Napoli, 8 Marzo – S’è avvezzi a definirla “festa”, cogliendo l’occasione per imbandire tavole, banchettare, sollazzarsi e, in diverse occasioni, inebriarsi a più non posso, arrivando ad intontirsi.
Nonostante la situazione contingente ed il significativo aumento dei contagi – che, com’è noto, ha comportato la collocazione della Campania nella fascia di rischio più elevata, la cosiddetta “zona rossa” -, le bancarelle di mimose e gadgets vari son state comunque allestite (in ottemperanza a norme e protocolli, si spera): la gente, noncurante delle disposizioni in vigore, s’è riversata per strada con l’intento di fare il pieno di “schifezzelle”, di meri simboli che, ancorché intrisi di significato sotto il profilo umano, non aiutano a comprendere appieno il senso della Giornata Internazionale della Donna.

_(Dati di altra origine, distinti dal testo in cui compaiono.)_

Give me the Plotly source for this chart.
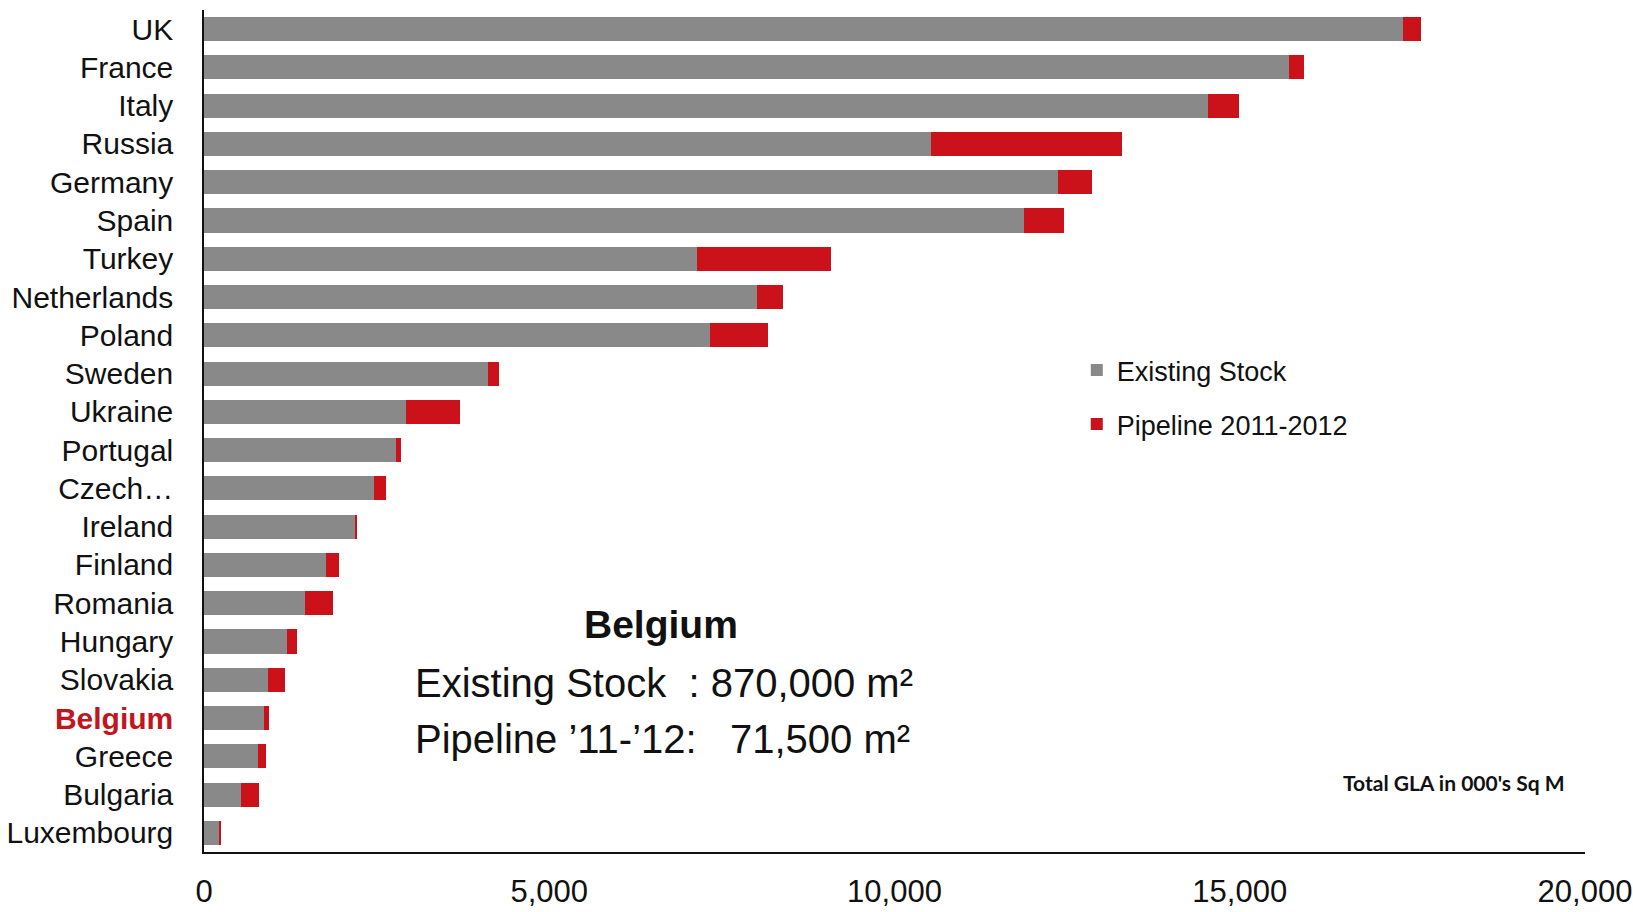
import plotly.graph_objects as go

countries = ["UK", "France", "Italy", "Russia", "Germany", "Spain", "Turkey", "Netherlands",
             "Poland", "Sweden", "Ukraine", "Portugal", "Czech Republic", "Ireland", "Finland",
             "Romania", "Hungary", "Slovakia", "Belgium", "Greece", "Bulgaria", "Luxembourg"]
tick_labels = ["UK", "France", "Italy", "Russia", "Germany", "Spain", "Turkey", "Netherlands",
               "Poland", "Sweden", "Ukraine", "Portugal", "Czech…", "Ireland", "Finland",
               "Romania", "Hungary", "Slovakia",
               "<b><span style='color:#C0161E'>Belgium</span></b>",
               "Greece", "Bulgaria", "Luxembourg"]
existing_stock = [17370, 15710, 14540, 10530, 12370, 11870, 7140, 8010,
                  7330, 4120, 2920, 2780, 2460, 2200, 1760,
                  1460, 1200, 930, 870, 780, 540, 230]
pipeline = [256, 226, 453, 2759, 483, 588, 1945, 377,
            844, 151, 785, 77, 176, 15, 193,
            415, 140, 246, 71.5, 121, 252, 8]
x_ticks = [0, 5000, 10000, 15000, 20000]
x_tick_labels = ["0", "5,000", "10,000", "15,000", "20,000"]

FONT = "Liberation Sans, Arial, sans-serif"
GREY = "#898989"
RED = "#CB121B"

fig = go.Figure()
fig.add_trace(go.Bar(y=countries, x=existing_stock, orientation="h", name="Existing Stock",
                     marker=dict(color=GREY, line=dict(width=0)), legendgroup="a"))
fig.add_trace(go.Bar(y=countries, x=pipeline, orientation="h", name="Pipeline 2011-2012",
                     marker=dict(color=RED, line=dict(width=0)), legendgroup="b"))

fig.update_layout(
    width=1633, height=912,
    barmode="stack", bargap=0.37,
    plot_bgcolor="white", paper_bgcolor="white",
    margin=dict(l=204, r=48, t=10, b=60, autoexpand=False),
    font=dict(family=FONT, color="#111111"),
    legend=dict(x=0.632, y=0.601, xanchor="left", yanchor="top",
                font=dict(family=FONT, size=27, color="#111111"),
                traceorder="grouped", tracegroupgap=16, itemwidth=30,
                bgcolor="rgba(0,0,0,0)"),
    xaxis=dict(range=[0, 20000], tickvals=x_ticks, ticktext=x_tick_labels,
               showgrid=False, zeroline=False, showline=True, linecolor="#111111",
               linewidth=1.5, ticks="", ticklabelstandoff=11, automargin=False,
               tickfont=dict(family=FONT, size=31, color="#111111")),
    yaxis=dict(autorange="reversed", tickvals=countries, ticktext=tick_labels,
               showgrid=False, zeroline=False, showline=True, linecolor="#111111",
               linewidth=1.5, ticks="", ticklabelstandoff=23, automargin=False,
               tickfont=dict(family=FONT, size=30, color="#111111")),
    annotations=[
        dict(text="<b>Belgium</b>", xref="paper", yref="paper", x=0.331, y=0.2696,
             xanchor="center", yanchor="middle", showarrow=False,
             font=dict(family=FONT, size=39, color="#111111")),
        dict(text="Existing Stock  : 870,000 m²", xref="paper", yref="paper", x=0.151, y=0.2007,
             xanchor="left", yanchor="middle", showarrow=False,
             font=dict(family=FONT, size=40, color="#111111")),
        dict(text="Pipeline ’11-’12:   71,500 m²", xref="paper", yref="paper", x=0.151, y=0.134,
             xanchor="left", yanchor="middle", showarrow=False,
             font=dict(family=FONT, size=40, color="#111111")),
        dict(text="<b>Total GLA in 000's Sq M</b>", xref="paper", yref="paper", x=0.905, y=0.082,
             xanchor="center", yanchor="middle", showarrow=False,
             font=dict(family="Lato, Open Sans, sans-serif", size=21, color="#111111")),
    ],
)

fig.write_html("out.html")
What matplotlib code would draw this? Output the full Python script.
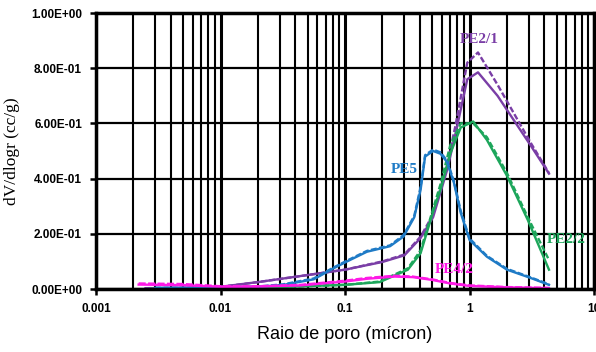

Ci vuole anche un minimo di apprendimento e di interesse per le questioni di attualità, dal momento che la donna, seppur tutelata da una sfilza di papielli normativi dal tenore incomprensibile ai non addetti ai lavori (eccezion fatta per la Costituzione e – forse – per il “Codice Rosso”), fatica ancora a ritagliarsi quel prestigio sociale che, invece, le andrebbe riconosciuto, in piena ottemperanza a certi princìpi morali sovente disattesi.
Durante il percorso in metrò verso casa – nonostante la chiusura, la Giustizia non si ferma, in virtù della sua natura essenziale -, ho riflettuto a lungo (ed approfonditamente) riguardo agli episodi di cronaca più recenti, molti dei quali, purtroppo, sono da identificarsi in femminicidi e/o maltrattamenti perpetrati a danno del Gentil Sesso: notizie del genere son così agghiaccianti da farmi rabbrividire, vuoi per l’efferatezza che connota l’agire di chi, sentendosi “forte”, tratta la donna come poco più che un oggetto, vuoi in ragione della totale assenza di chi si dovrebbe battere strenuamente per assicurare l’effettiva eguaglianza tra i due generi.
Si tende, in sintesi, a conferire importanza a bazzecole e a far baccano, senza avere la minima idea di ciò che le donne, dopo secoli di emarginazione (specie nel contesto lavorativo), sono ancora costrette a subire: è l’ignoranza il fattore che permette ai luoghi comuni di trovar terreno fertile nel nostro Paese (e continuiamo, nonostante tutto, a definirci una “Repubblica Democratica”, uno “stato di diritto”, e via discorrendo)!
Recare un ramoscello di mimosa non è sufficiente a dimostrare alla donna quel calore che le si dovrebbe donare non solo l’otto marzo, ma per l’intera durata dell’anno: a cosa diamine serve allungare un braccio o riempire un bigliettino di menzogne?
Onoriamo e rispettiamo le nostre donne, perché hanno quel giudizio e quello spirito di unità che, a quanto pare, difetta quasi del tutto nelle menti degli uomini!